What I liked about this film:
The gentle, almost lyrical quality of it. In an era when action—not necessarily violence, but things happening, events and occurrences and plot twists—are the norm, Teesri Kasam concentrates on conversation, on the interactions and relationships between people. And that is combined with some of the most sensitive, non-melodramatic characterisation I’ve seen in Hindi cinema in the 50s and 60s. Part of that lies in the fact that the actual speaking cast of Teesri Kasam is very small: Heeraman and Heerabai are the main speaking parts, with only a handful of other people involved. The result is an uncluttered story, the story of a man who loves a woman he has put on a pedestal, and the woman, who realises, uncomfortably, that she is not really worthy of the man.
And yes, I have to agree with everybody who told me that the Raj Kapoor of Teesri Kasam is not the ‘lovable tramp’ I find so irritating in a lot of other Raj Kapoor films. Heeraman is a shy, sweet man, simple and innocent but without the mannerisms I find so irritating in most of RK’s other films.
Last but not the least: the songs. Teesri Kasam’s songs are the result of a well-proven collaboration: Shankar-Jaikishan, Shailendra and Hasrat Jaipuri. There are plenty of wonderful songs here, both with outstanding music and great lyrics: Sajan re jhooth mat bolo, Sajanwaa bairi ho gaye hamaar, Paan khaaye saiyaan hamaaro, Maare gaye gulfaam, and Chalat musaafir moh liya re pinjre waali munia.

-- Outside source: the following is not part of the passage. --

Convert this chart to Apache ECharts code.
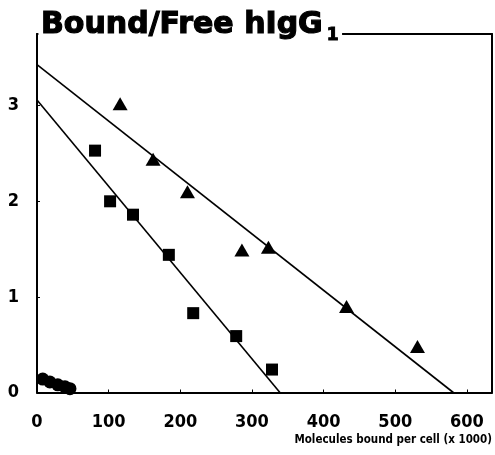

Thank you, Bawa, Harvey, Yves, Pacifist. I liked that, a lot.
Little bit of trivia:
Teesri Kasam was the only film produced by the lyricist Shailendra. From Prahlad Agarwal’s Teesri Kasam ke Shilpkaar Shailendra:
“Shailendra ne likha tha ki wah Raj Kapoor ke paas Teesri Kasam ki kahaani sunaane pahunche toh kahaani sunkar unhone bade utsaahpoorvak kaam karna sweekaar kar liya. Par turant gambhirtapoorvak bole, “Mera paarishramik advance dena hoga!” Shailendra ko aisi ummeed nahin thi ki Raj Kapoor zindagi-bhar ki dosti ka yeh badla denge. Shailendra ka murjhaaya hua chehra dekhkar Raj Kapoor ne muskuraate hue kaha, “Nikaalo ek rupaiya, mera paarishramik! Poora advance!”
Translation: Shailendra has written that he went to Raj Kapoor to narrate the story of Teesri Kasam, and Raj Kapoor, having heard the story, enthusiastically agreed to work in the film. The next moment, however, he said with a very serious face: “You’ll have to pay me my fees in advance!” This was a blow to Shailendra, who had not imagined that Raj Kapoor would so summarily overlook the friendship of a lifetime. Watching Shailendra’s crestfallen face, Raj Kapoor grinned and said, “Out with it! One rupee, my fees! All in advance!”
And that was how much Raj Kapoor took for working in Teesri Kasam: one rupee.